TASK DETAILS
Repeat every line below exactly, word for word.

DATA SECTION
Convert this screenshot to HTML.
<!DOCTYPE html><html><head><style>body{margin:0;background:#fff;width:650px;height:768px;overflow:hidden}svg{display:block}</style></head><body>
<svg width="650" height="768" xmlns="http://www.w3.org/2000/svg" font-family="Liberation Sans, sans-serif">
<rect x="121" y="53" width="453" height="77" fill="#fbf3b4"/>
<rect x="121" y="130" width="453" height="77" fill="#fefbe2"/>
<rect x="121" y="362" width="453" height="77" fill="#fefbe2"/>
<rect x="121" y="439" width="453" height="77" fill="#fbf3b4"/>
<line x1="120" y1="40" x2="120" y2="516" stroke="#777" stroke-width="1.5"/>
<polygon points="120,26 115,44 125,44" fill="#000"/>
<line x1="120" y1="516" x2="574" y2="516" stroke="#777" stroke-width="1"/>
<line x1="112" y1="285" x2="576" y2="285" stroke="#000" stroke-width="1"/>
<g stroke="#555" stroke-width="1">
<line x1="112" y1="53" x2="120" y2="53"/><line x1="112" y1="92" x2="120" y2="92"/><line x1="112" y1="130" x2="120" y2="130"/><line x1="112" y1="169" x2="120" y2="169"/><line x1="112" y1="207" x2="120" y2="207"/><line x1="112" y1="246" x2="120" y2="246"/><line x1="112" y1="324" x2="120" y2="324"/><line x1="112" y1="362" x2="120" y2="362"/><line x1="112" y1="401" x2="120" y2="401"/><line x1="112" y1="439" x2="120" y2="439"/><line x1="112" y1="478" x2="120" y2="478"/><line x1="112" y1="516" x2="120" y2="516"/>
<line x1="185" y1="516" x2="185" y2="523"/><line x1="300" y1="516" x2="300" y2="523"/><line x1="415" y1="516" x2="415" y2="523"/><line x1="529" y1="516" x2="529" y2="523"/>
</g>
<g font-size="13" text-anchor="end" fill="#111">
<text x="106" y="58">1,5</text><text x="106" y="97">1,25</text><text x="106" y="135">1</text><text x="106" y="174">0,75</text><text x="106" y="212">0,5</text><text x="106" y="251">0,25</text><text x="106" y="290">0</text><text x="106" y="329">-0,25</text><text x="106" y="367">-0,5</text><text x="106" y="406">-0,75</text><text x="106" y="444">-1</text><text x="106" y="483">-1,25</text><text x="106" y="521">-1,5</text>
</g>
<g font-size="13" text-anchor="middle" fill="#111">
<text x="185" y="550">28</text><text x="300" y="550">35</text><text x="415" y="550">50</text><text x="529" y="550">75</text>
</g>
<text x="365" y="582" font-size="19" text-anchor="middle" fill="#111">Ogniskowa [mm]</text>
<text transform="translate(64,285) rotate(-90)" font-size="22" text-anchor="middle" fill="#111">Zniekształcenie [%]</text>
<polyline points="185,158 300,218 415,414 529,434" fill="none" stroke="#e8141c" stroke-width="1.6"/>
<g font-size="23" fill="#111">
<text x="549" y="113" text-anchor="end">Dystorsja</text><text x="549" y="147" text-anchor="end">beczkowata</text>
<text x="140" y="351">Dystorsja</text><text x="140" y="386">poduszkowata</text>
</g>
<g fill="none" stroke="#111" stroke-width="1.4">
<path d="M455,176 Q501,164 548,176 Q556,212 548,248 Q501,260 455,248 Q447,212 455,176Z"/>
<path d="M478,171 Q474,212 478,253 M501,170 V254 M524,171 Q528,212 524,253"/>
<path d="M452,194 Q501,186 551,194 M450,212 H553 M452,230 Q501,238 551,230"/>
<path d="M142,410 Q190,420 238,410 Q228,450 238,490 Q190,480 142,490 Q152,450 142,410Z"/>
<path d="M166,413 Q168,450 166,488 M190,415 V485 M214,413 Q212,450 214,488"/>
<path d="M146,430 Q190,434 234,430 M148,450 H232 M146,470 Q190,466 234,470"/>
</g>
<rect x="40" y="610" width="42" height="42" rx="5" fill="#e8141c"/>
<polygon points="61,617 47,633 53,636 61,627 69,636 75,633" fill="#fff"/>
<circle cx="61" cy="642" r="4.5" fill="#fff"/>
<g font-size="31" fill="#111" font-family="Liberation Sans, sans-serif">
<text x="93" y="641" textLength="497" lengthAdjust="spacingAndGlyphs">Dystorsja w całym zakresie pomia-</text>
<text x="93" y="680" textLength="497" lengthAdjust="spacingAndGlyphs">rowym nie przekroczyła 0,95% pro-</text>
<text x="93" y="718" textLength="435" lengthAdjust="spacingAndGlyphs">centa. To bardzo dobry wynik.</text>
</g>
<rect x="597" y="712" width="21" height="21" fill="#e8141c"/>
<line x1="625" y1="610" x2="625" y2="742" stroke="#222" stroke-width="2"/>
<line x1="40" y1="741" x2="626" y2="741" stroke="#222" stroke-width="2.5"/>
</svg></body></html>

REPLY
Convert this screenshot to HTML.
<!DOCTYPE html><html><head><style>body{margin:0;background:#fff;width:650px;height:768px;overflow:hidden}svg{display:block}</style></head><body>
<svg width="650" height="768" xmlns="http://www.w3.org/2000/svg" font-family="Liberation Sans, sans-serif">
<rect x="121" y="53" width="453" height="77" fill="#fbf3b4"/>
<rect x="121" y="130" width="453" height="77" fill="#fefbe2"/>
<rect x="121" y="362" width="453" height="77" fill="#fefbe2"/>
<rect x="121" y="439" width="453" height="77" fill="#fbf3b4"/>
<line x1="120" y1="40" x2="120" y2="516" stroke="#777" stroke-width="1.5"/>
<polygon points="120,26 115,44 125,44" fill="#000"/>
<line x1="120" y1="516" x2="574" y2="516" stroke="#777" stroke-width="1"/>
<line x1="112" y1="285" x2="576" y2="285" stroke="#000" stroke-width="1"/>
<g stroke="#555" stroke-width="1">
<line x1="112" y1="53" x2="120" y2="53"/><line x1="112" y1="92" x2="120" y2="92"/><line x1="112" y1="130" x2="120" y2="130"/><line x1="112" y1="169" x2="120" y2="169"/><line x1="112" y1="207" x2="120" y2="207"/><line x1="112" y1="246" x2="120" y2="246"/><line x1="112" y1="324" x2="120" y2="324"/><line x1="112" y1="362" x2="120" y2="362"/><line x1="112" y1="401" x2="120" y2="401"/><line x1="112" y1="439" x2="120" y2="439"/><line x1="112" y1="478" x2="120" y2="478"/><line x1="112" y1="516" x2="120" y2="516"/>
<line x1="185" y1="516" x2="185" y2="523"/><line x1="300" y1="516" x2="300" y2="523"/><line x1="415" y1="516" x2="415" y2="523"/><line x1="529" y1="516" x2="529" y2="523"/>
</g>
<g font-size="13" text-anchor="end" fill="#111">
<text x="106" y="58">1,5</text><text x="106" y="97">1,25</text><text x="106" y="135">1</text><text x="106" y="174">0,75</text><text x="106" y="212">0,5</text><text x="106" y="251">0,25</text><text x="106" y="290">0</text><text x="106" y="329">-0,25</text><text x="106" y="367">-0,5</text><text x="106" y="406">-0,75</text><text x="106" y="444">-1</text><text x="106" y="483">-1,25</text><text x="106" y="521">-1,5</text>
</g>
<g font-size="13" text-anchor="middle" fill="#111">
<text x="185" y="550">28</text><text x="300" y="550">35</text><text x="415" y="550">50</text><text x="529" y="550">75</text>
</g>
<text x="365" y="582" font-size="19" text-anchor="middle" fill="#111">Ogniskowa [mm]</text>
<text transform="translate(64,285) rotate(-90)" font-size="22" text-anchor="middle" fill="#111">Zniekształcenie [%]</text>
<polyline points="185,158 300,218 415,414 529,434" fill="none" stroke="#e8141c" stroke-width="1.6"/>
<g font-size="23" fill="#111">
<text x="549" y="113" text-anchor="end">Dystorsja</text><text x="549" y="147" text-anchor="end">beczkowata</text>
<text x="140" y="351">Dystorsja</text><text x="140" y="386">poduszkowata</text>
</g>
<g fill="none" stroke="#111" stroke-width="1.4">
<path d="M455,176 Q501,164 548,176 Q556,212 548,248 Q501,260 455,248 Q447,212 455,176Z"/>
<path d="M478,171 Q474,212 478,253 M501,170 V254 M524,171 Q528,212 524,253"/>
<path d="M452,194 Q501,186 551,194 M450,212 H553 M452,230 Q501,238 551,230"/>
<path d="M142,410 Q190,420 238,410 Q228,450 238,490 Q190,480 142,490 Q152,450 142,410Z"/>
<path d="M166,413 Q168,450 166,488 M190,415 V485 M214,413 Q212,450 214,488"/>
<path d="M146,430 Q190,434 234,430 M148,450 H232 M146,470 Q190,466 234,470"/>
</g>
<rect x="40" y="610" width="42" height="42" rx="5" fill="#e8141c"/>
<polygon points="61,617 47,633 53,636 61,627 69,636 75,633" fill="#fff"/>
<circle cx="61" cy="642" r="4.5" fill="#fff"/>
<g font-size="31" fill="#111" font-family="Liberation Sans, sans-serif">
<text x="93" y="641" textLength="497" lengthAdjust="spacingAndGlyphs">Dystorsja w całym zakresie pomia-</text>
<text x="93" y="680" textLength="497" lengthAdjust="spacingAndGlyphs">rowym nie przekroczyła 0,95% pro-</text>
<text x="93" y="718" textLength="435" lengthAdjust="spacingAndGlyphs">centa. To bardzo dobry wynik.</text>
</g>
<rect x="597" y="712" width="21" height="21" fill="#e8141c"/>
<line x1="625" y1="610" x2="625" y2="742" stroke="#222" stroke-width="2"/>
<line x1="40" y1="741" x2="626" y2="741" stroke="#222" stroke-width="2.5"/>
</svg></body></html>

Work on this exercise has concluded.